You're a corporate fatcat and you see a man with a starving family.

Beat him with a bag of quarters? Ah crap someone already said that. Uuuuh... smother him with a sack of hundred dollar bills then sue his surviving kin into destitution.
 
You are corporate fatcat oozing with money strolling about with your bodyguards. A man comes up you you saying "I lost my job, I have no savings, and my family is starving. Can you spare any money?" What do you do?
Ask if he has any teenage daughters and offer to buy them. :deal:

Spoiler :
I'll employ them as maids in my manor! What were you thinking? :splat:
 
The same thing I do now.

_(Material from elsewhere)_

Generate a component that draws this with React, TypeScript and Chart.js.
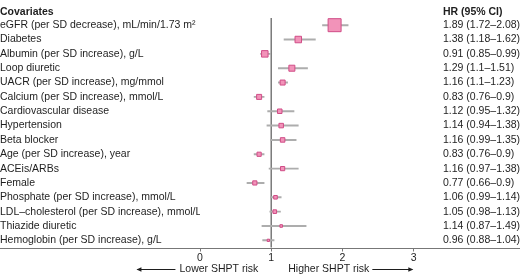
import React, { useEffect, useRef } from "react";
import { Chart, registerables } from "chart.js";

Chart.register(...registerables);

const covariates = [
  "eGFR (per SD decrease), mL/min/1.73 m²",
  "Diabetes",
  "Albumin (per SD increase), g/L",
  "Loop diuretic",
  "UACR (per SD increase), mg/mmol",
  "Calcium (per SD increase), mmol/L",
  "Cardiovascular disease",
  "Hypertension",
  "Beta blocker",
  "Age (per SD increase), year",
  "ACEis/ARBs",
  "Female",
  "Phosphate (per SD increase), mmol/L",
  "LDL–cholesterol (per SD increase), mmol/L",
  "Thiazide diuretic",
  "Hemoglobin (per SD increase), g/L",
];

const hr = [1.89, 1.38, 0.91, 1.29, 1.16, 0.83, 1.12, 1.14, 1.16, 0.83, 1.16, 0.77, 1.06, 1.05, 1.14, 0.96];
const ciLow = [1.72, 1.18, 0.85, 1.1, 1.1, 0.76, 0.95, 0.94, 0.99, 0.76, 0.97, 0.66, 0.99, 0.98, 0.87, 0.88];
const ciHigh = [2.08, 1.62, 0.99, 1.51, 1.23, 0.9, 1.32, 1.38, 1.35, 0.9, 1.38, 0.9, 1.14, 1.13, 1.49, 1.04];

const hrLabels = [
  "1.89 (1.72–2.08)",
  "1.38 (1.18–1.62)",
  "0.91 (0.85–0.99)",
  "1.29 (1.1–1.51)",
  "1.16 (1.1–1.23)",
  "0.83 (0.76–0.9)",
  "1.12 (0.95–1.32)",
  "1.14 (0.94–1.38)",
  "1.16 (0.99–1.35)",
  "0.83 (0.76–0.9)",
  "1.16 (0.97–1.38)",
  "0.77 (0.66–0.9)",
  "1.06 (0.99–1.14)",
  "1.05 (0.98–1.13)",
  "1.14 (0.87–1.49)",
  "0.96 (0.88–1.04)",
];

// relative study weight (drives marker size)
const weights = [13, 6.5, 6.5, 6, 5, 5, 4.5, 4.5, 4.5, 4.2, 4.2, 4.2, 3.6, 3.6, 2.6, 2.3];

const xTicks = [0, 1, 2, 3];
const leftHeader = "Covariates";
const rightHeader = "HR (95% CI)";
const lowerLabel = "Lower SHPT risk";
const higherLabel = "Higher SHPT risk";

const FONT = "'Liberation Sans', Arial, Helvetica, sans-serif";
const FS = 10.5;
const TEXT = "#1e1e1e";

function arrow(ctx: CanvasRenderingContext2D, x1: number, x2: number, y: number) {
  ctx.beginPath();
  ctx.moveTo(x1, y);
  ctx.lineTo(x2, y);
  ctx.stroke();
  const dir = x2 > x1 ? 1 : -1;
  ctx.beginPath();
  ctx.moveTo(x2 + dir * 1, y);
  ctx.lineTo(x2 - dir * 4, y - 2.2);
  ctx.lineTo(x2 - dir * 4, y + 2.2);
  ctx.closePath();
  ctx.fill();
}

const overlay = {
  id: "overlay",
  beforeDatasetsDraw(chart: any) {
    const { ctx, chartArea, scales } = chart;
    const px = scales.x.getPixelForValue(1);
    ctx.save();
    ctx.strokeStyle = "#707070";
    ctx.lineWidth = 1.4;
    ctx.beginPath();
    ctx.moveTo(px, chartArea.top);
    ctx.lineTo(px, chartArea.bottom);
    ctx.stroke();
    ctx.restore();
  },
  afterDraw(chart: any) {
    const { ctx, chartArea, scales } = chart;
    ctx.save();
    // full-width axis line
    ctx.strokeStyle = "#777";
    ctx.lineWidth = 1;
    ctx.beginPath();
    ctx.moveTo(0, Math.round(chartArea.bottom) + 0.5);
    ctx.lineTo(chart.width, Math.round(chartArea.bottom) + 0.5);
    ctx.stroke();

    // headers
    ctx.fillStyle = TEXT;
    ctx.textBaseline = "middle";
    ctx.font = `bold ${FS}px ${FONT}`;
    ctx.textAlign = "left";
    ctx.fillText(leftHeader, 0, 12);
    ctx.fillText(rightHeader, scales.y2.left + 3, 12);

    // bottom arrows
    const px = scales.x.getPixelForValue(1);
    const y = 269;
    ctx.font = `${FS}px ${FONT}`;
    ctx.textAlign = "right";
    const lx = px - 13;
    ctx.fillText(lowerLabel, lx, y);
    const lw = ctx.measureText(lowerLabel).width;
    ctx.textAlign = "left";
    const hx = px + 17;
    ctx.fillText(higherLabel, hx, y);
    const hw = ctx.measureText(higherLabel).width;

    ctx.strokeStyle = TEXT;
    ctx.fillStyle = TEXT;
    ctx.lineWidth = 1;
    arrow(ctx, lx - lw - 4, lx - lw - 42, y + 0.5);
    arrow(ctx, hx + hw + 3, hx + hw + 43, y + 0.5);
    ctx.restore();
  },
};

export default function App() {
  const ref = useRef<HTMLCanvasElement | null>(null);

  useEffect(() => {
    document.body.style.margin = "0";
    const canvas = ref.current;
    if (!canvas) return;
    const font = { family: FONT, size: FS };
    const chart = new Chart(canvas, {
      type: "bar",
      data: {
        labels: covariates,
        datasets: [
          {
            type: "scatter",
            data: hr.map((v, i) => ({ x: v, y: covariates[i] })),
            pointStyle: "rect",
            pointRadius: weights.map((w) => w * Math.SQRT1_2),
            backgroundColor: "#f293b9",
            borderColor: "#d04d87",
            borderWidth: 1,
            xAxisID: "x",
            yAxisID: "y",
          } as any,
          {
            type: "bar",
            data: ciLow.map((l, i) => [l, ciHigh[i]]),
            backgroundColor: "#adadad",
            borderWidth: 0,
            barThickness: 1.3,
            xAxisID: "x",
            yAxisID: "y",
          } as any,
        ],
      },
      options: {
        indexAxis: "y",
        animation: false,
        responsive: false,
        maintainAspectRatio: false,
        layout: { padding: { top: 18, left: 0, right: 0, bottom: 0 } },
        plugins: { legend: { display: false }, tooltip: { enabled: false } },
        scales: {
          x: {
            type: "linear",
            position: "bottom",
            min: 0,
            max: 3.37,
            afterBuildTicks: (s: any) => {
              s.ticks = xTicks.map((v) => ({ value: v }));
            },
            afterFit: (s: any) => {
              s.height = 29.5;
            },
            grid: { drawOnChartArea: false, drawTicks: true, tickLength: 4, color: "#777" },
            border: { display: false },
            ticks: { padding: 0.5, color: TEXT, font, maxRotation: 0 },
          },
          y: {
            type: "category",
            labels: covariates,
            offset: true,
            position: "left",
            afterFit: (s: any) => {
              s.width = 200;
            },
            grid: { display: false, drawTicks: false },
            border: { display: false },
            ticks: { crossAlign: "far", color: TEXT, font, autoSkip: false, padding: 0 },
          },
          y2: {
            type: "category",
            labels: hrLabels,
            offset: true,
            position: "right",
            afterFit: (s: any) => {
              s.width = 80;
            },
            grid: { display: false, drawTicks: false },
            border: { display: false },
            ticks: { crossAlign: "near", color: TEXT, font, autoSkip: false, padding: 3 },
          },
        },
      } as any,
      plugins: [overlay],
    });
    return () => chart.destroy();
  }, []);

  return (
    <div style={{ width: 520, height: 277 }}>
      <canvas ref={ref} width={520} height={277} style={{ display: "block" }} />
    </div>
  );
}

Tell them I do not carry cash on me. Because I dont.

Though, I may educate him on the importance of saving and planning for your future.
 
Rob him and burn his cardboard box down. Then steal his wife and daughters and put them up on the black market. Also, fund a senatorial campaign while I'm at it.
 
Ask him what he's doing on my yacht, because there's no way I'd be in a place where finding such a destitute fellow would be likely.
 
Get the cronies to beat him up for breathing my air.
 
The same thing I do now. Tell them I do not carry cash on me. Because I dont.

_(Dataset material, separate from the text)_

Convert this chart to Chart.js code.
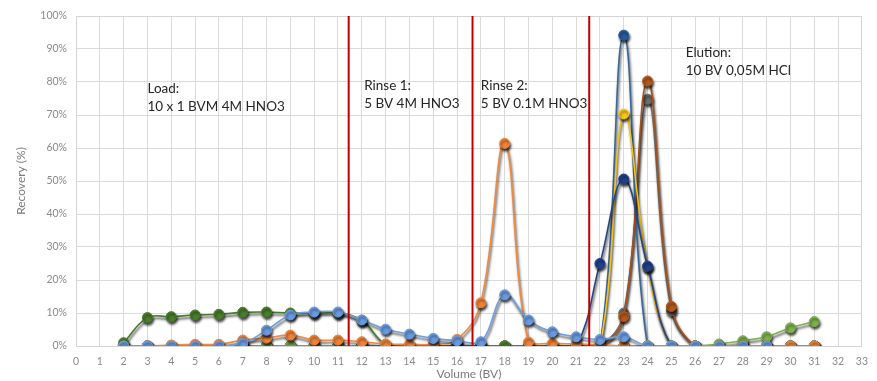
<!DOCTYPE html>
<html>
<head>
<meta charset="utf-8">
<script src="https://cdn.jsdelivr.net/npm/chart.js@4"></script>
<style>
  html, body { margin: 0; padding: 0; background: #fff; }
  #wrap { width: 877px; height: 381px; }
</style>
</head>
<body>
<div id="wrap"><canvas id="chart"></canvas></div>
<script>
// volumes (BV) where fractions were collected
const volumes = [2, 3, 4, 5, 6, 7, 8, 9, 10, 11, 12, 13, 14, 15, 16, 17, 18, 19, 20, 21, 22, 23, 24, 25, 26, 27, 28, 29, 30, 31];

// recovery (%) per series, one value per volume
const lightBlue  = [0, 0, 0, 0, 0, 0.8, 4.8, 9.4, 10.3, 10.3, 7.9, 5.1, 3.6, 2.3, 1.6, 1.3, 15.5, 7.9, 4.3, 2.8, 2, 2.8, 0, 0, 0, 0, 0, 0, null, null];
const orange     = [0, 0, 0.3, 0.5, 0.5, 1.8, 2.4, 3.3, 1.8, 1.8, 1.3, 0.6, 0.5, 0.5, 2, 13.1, 61.4, 1.2, 0.8, 0.6, 0.4, 0, 0, 0, 0, 0, 0, 0, 0, 0];
const darkGreen  = [1, 8.6, 8.9, 9.4, 9.6, 10.2, 10.3, 10, 10, 10, 7.8, 0.5, 0, 0, 0, 0, 0, 0, 0, 0, 0, 0, 0, 0, 0, 0, 0, 0, 0, 0];
const lightGreen = [0, 0, 0, 0, 0, 0, 0, 0, 0, 0, 0, 0, 0, 0, 0, 0, 0, 0, 0, 0, 0, 0, 0, 0, 0, 0.6, 1.6, 2.8, 5.5, 7.4];
const yellow     = [0, 0, 0, 0, 0, 0, 0, 0, 0, 0, 0, 0, 0, 0, 0, 0, 0, 0, 0, 0, 0, 70.3, 24, 0, 0, 0, 0, 0, 0, 0];
const steelBlue  = [0, 0, 0, 0, 0, 0, 0, 0, 0, 0, 0, 0, 0, 0, 0, 0, 0, 0, 0, 0, 0, 94.2, 0, 0, 0, 0, 0, 0, 0, 0];
const navy       = [0, 0, 0, 0, 0, 0, 0, 0, 0, 0, 0, 0, 0, 0, 0, 0, 0, 0, 0, 0, 25, 50.6, 24.2, 0, 0, 0, 0, 0, 0, 0];
const brown      = [0, 0, 0, 0, 0, 0, 0, 0, 0, 0, 0, 0, 0, 0, 0, 0, 0, 0, 0, 0, 0, 8.9, 80.3, 12, 0, 0, 0, 0, 0, 0];
const gray       = [0, 0, 0, 0, 0, 0, 0, 0, 0, 0, 0, 0, 0, 0, 0, 0, 0, 0, 0, 0, 0, 10, 74.8, 10.7, 0, 0, 0, 0, 0, 0];
const olive      = [0, 0, 0, 0, 0, 0, 0, 0, 0, 0, 0, 0, 0, 0, 0, 0, 0, 0, 0, 0, 0, 0, 0, 0, 0, 0, 0, 0, 0, 0];

// phase boundaries (BV) and their labels
const boundaries = [11.45, 16.65, 21.55];
const phaseNotes = [
  { x: 3.0,  y: 78, lines: ['Load:', '10 x 1 BVM 4M HNO3'] },
  { x: 12.1, y: 79, lines: ['Rinse 1:', '5 BV 4M HNO3'] },
  { x: 17.0, y: 79, lines: ['Rinse 2:', '5 BV 0.1M HNO3'] },
  { x: 25.6, y: 89, lines: ['Elution:', '10 BV 0,05M HCl'] }
];

function points(arr) {
  return volumes.map((v, i) => ({ x: v, y: arr[i] })).filter(p => p.y !== null);
}

function series(arr, line, fill) {
  return {
    data: points(arr),
    borderColor: line,
    backgroundColor: fill,
    pointBackgroundColor: fill,
    pointBorderColor: fill,
    pointRadius: 5,
    pointBorderWidth: 1,
    borderWidth: 1.6,
    tension: 0.4,
    fill: false
  };
}

// first dataset is drawn on top
const datasets = [
  series(lightBlue, '#6f9fdc', '#6a9be0'),
  series(orange, '#f08a3e', '#f0843a'),
  series(darkGreen, '#4a7a2e', '#4a7d2c'),
  series(lightGreen, '#80b450', '#7fb24f'),
  series(navy, '#27457e', '#22418a'),
  series(yellow, '#f2c21a', '#f8c81c'),
  series(steelBlue, '#3a6898', '#2a5c9c'),
  series(brown, '#a5521c', '#b3591e'),
  series(gray, '#737373', '#6e6e6e'),
  series(olive, '#9a7a12', '#9a7a12')
];

const shadowPlugin = {
  id: 'shadow',
  beforeDatasetDraw(chart) {
    const ctx = chart.ctx;
    ctx.save();
    ctx.shadowColor = 'rgba(0,0,0,0.75)';
    ctx.shadowBlur = 2.5;
    ctx.shadowOffsetX = 1;
    ctx.shadowOffsetY = 2.5;
  },
  afterDatasetDraw(chart) {
    chart.ctx.restore();
  }
};

const decorPlugin = {
  id: 'decor',
  beforeDatasetsDraw(chart) {
    const { ctx, chartArea: a } = chart;
    ctx.save();
    ctx.strokeStyle = '#d4d4d4';
    ctx.lineWidth = 1;
    ctx.strokeRect(a.left + 0.5, a.top + 0.5, a.right - a.left - 1, a.bottom - a.top);
    ctx.restore();
  },
  afterDatasetsDraw(chart) {
    const { ctx, chartArea: a, scales: { x, y } } = chart;
    ctx.save();
    ctx.strokeStyle = '#c00000';
    ctx.lineWidth = 2;
    boundaries.forEach(b => {
      const px = x.getPixelForValue(b);
      ctx.beginPath();
      ctx.moveTo(px, a.top);
      ctx.lineTo(px, a.bottom);
      ctx.stroke();
    });
    ctx.fillStyle = '#262626';
    ctx.font = '13.5px Lato, "Open Sans", sans-serif';
    ctx.textBaseline = 'middle';
    phaseNotes.forEach(n => {
      const px = x.getPixelForValue(n.x);
      const py = y.getPixelForValue(n.y);
      n.lines.forEach((t, i) => ctx.fillText(t, px, py + i * 18));
    });
    ctx.restore();
  }
};

new Chart(document.getElementById('chart'), {
  type: 'line',
  data: { datasets },
  options: {
    responsive: true,
    maintainAspectRatio: false,
    animation: false,
    layout: { padding: { top: 16, right: 15, left: 0, bottom: 0 } },
    plugins: { legend: { display: false }, tooltip: { enabled: false } },
    scales: {
      x: {
        type: 'linear',
        min: 0,
        max: 33,
        afterFit: s => { s.height = 35; },
        ticks: { stepSize: 1, autoSkip: false, maxRotation: 0, padding: 9, color: '#8a8a8a', font: { family: 'Lato', size: 10.5 } },
        grid: { color: '#dadada', drawTicks: false },
        border: { display: false },
        title: { display: true, text: 'Volume (BV)', color: '#7a7a7a', font: { family: 'Lato', size: 12 }, padding: { top: 0, bottom: 0 } }
      },
      y: {
        min: 0,
        max: 100,
        afterFit: s => { s.width = 76; },
        ticks: { stepSize: 10, padding: 9, color: '#8a8a8a', font: { family: 'Lato', size: 10.5 }, callback: v => v + '%' },
        grid: { color: '#dadada', drawTicks: false },
        border: { display: false },
        title: { display: true, text: 'Recovery (%)', color: '#7a7a7a', font: { family: 'Lato', size: 12 }, padding: { top: 14, bottom: 0 } }
      }
    }
  },
  plugins: [shadowPlugin, decorPlugin]
});
</script>
</body>
</html>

Though, I may educate him on the importance of saving and planning for your future.
Given that you did not properly plan for your future enough to have a bit of cash on hand to spare for someone in need, why should he listen to your "planning for the future" sermon?
 
He has no money, ergo, he's worthless.

He may be rich in cultural capital, though.

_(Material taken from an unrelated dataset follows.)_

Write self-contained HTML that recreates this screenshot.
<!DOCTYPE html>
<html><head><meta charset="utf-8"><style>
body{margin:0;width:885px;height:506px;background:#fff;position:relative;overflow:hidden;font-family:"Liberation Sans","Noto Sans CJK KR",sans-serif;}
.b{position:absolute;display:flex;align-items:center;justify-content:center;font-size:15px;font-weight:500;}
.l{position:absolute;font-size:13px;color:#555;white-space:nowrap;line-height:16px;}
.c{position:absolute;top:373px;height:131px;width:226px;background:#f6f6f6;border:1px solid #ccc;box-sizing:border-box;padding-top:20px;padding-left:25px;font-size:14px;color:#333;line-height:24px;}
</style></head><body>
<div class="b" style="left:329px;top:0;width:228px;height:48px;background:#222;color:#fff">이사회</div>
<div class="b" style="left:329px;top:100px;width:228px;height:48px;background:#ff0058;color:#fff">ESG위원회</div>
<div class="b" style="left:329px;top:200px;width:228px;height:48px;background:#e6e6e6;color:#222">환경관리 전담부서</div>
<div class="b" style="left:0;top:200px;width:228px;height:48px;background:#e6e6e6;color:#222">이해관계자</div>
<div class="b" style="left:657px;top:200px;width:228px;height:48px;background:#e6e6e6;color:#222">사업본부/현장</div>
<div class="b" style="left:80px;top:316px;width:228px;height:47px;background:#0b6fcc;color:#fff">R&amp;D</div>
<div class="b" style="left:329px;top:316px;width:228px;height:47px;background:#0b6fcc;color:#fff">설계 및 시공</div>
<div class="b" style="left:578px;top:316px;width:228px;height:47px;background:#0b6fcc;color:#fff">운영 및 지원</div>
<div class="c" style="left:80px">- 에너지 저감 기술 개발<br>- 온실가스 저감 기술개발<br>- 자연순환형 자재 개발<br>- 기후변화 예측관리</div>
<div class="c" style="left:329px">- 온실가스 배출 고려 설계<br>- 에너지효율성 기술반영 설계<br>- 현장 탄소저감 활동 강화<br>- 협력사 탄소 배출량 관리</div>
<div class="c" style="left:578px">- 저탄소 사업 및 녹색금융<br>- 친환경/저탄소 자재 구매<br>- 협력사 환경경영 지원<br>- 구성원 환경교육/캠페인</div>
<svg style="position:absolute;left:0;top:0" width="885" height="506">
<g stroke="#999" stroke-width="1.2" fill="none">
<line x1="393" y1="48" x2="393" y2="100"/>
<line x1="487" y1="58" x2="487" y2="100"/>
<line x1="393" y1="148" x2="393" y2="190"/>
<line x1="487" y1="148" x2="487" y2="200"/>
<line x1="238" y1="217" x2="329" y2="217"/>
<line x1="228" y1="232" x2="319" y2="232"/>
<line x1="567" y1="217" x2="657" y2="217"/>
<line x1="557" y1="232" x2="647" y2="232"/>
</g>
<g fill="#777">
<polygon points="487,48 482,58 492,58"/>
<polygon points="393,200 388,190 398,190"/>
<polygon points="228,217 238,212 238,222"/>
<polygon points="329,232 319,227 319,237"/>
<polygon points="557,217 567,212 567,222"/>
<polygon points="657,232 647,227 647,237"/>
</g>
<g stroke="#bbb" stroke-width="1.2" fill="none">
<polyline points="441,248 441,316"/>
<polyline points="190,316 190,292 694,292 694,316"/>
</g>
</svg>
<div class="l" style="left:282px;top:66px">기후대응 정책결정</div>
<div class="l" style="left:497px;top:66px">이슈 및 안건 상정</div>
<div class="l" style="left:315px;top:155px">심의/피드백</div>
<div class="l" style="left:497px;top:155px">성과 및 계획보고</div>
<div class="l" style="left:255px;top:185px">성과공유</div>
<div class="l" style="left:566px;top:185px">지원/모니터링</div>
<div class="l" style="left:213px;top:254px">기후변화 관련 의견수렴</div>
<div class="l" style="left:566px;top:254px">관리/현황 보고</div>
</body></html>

Or he may be the victim of a drive-by mugging.

Or he may have unwisely invested in shares on a horse.

Or he may have been suddenly struck down with terminal malingering.

We just don't know.

(Perhaps he should put his wife, and children, on the game. Before they get too thin to attract the punters.)
 
He has no money, i.e., he has nothing of value.
 
On the contrary, he may have plenty of things with value (a house, vast acreage, a grand piano), yet still have no money.

He might have a signed photograph of Liberacci, a novel theory of quantum mechanics, or a cunning way with knitting needles.
 
Then he's utilising his capital improperly. He should obviously sell his house, use the money to pay for rent and food, and get a job from the job-tree.
 
His house happens to be within 200 yds of HS2. And is worth nothing on the open market.

Yet it still has value, for it was built in 1642...on the site of a Roman villa.

And hidden in its walls are the manuscript of a lost play by Shakespeare, a Queen Anne chair, and a folding fishing stool.
 
Then he really was letting his capital go idle. I'd buy his house off at £100 per square metre.
 
Unfortunately, his house is a grade 1 listed building and subject to an English Heritage protection order.

In short, you can't. Being a foreign national, and all.
 
Once he and his family see me, they realize the infinite opportunities that await if they only seize them.

So inspired, they apply themselves and in a number of years they build a successful buisness empire of their own.

At which point I execute a hostile takeover of their firm and kick them out penniless again.
Just to show them that the sharks don't like guppies putting on airs.
 
Unfortunately, his house is a grade 1 listed building and subject to an English Heritage protection order.

In short, you can't. Being a foreign national, and all.
You're cheating. I assumed this was in 'Murica where everything is wunderbar, there is Coca-Cola and sometimes war.
 
A wunderkind State of permanent coca-cola, ethnic diversity, and fizzy war.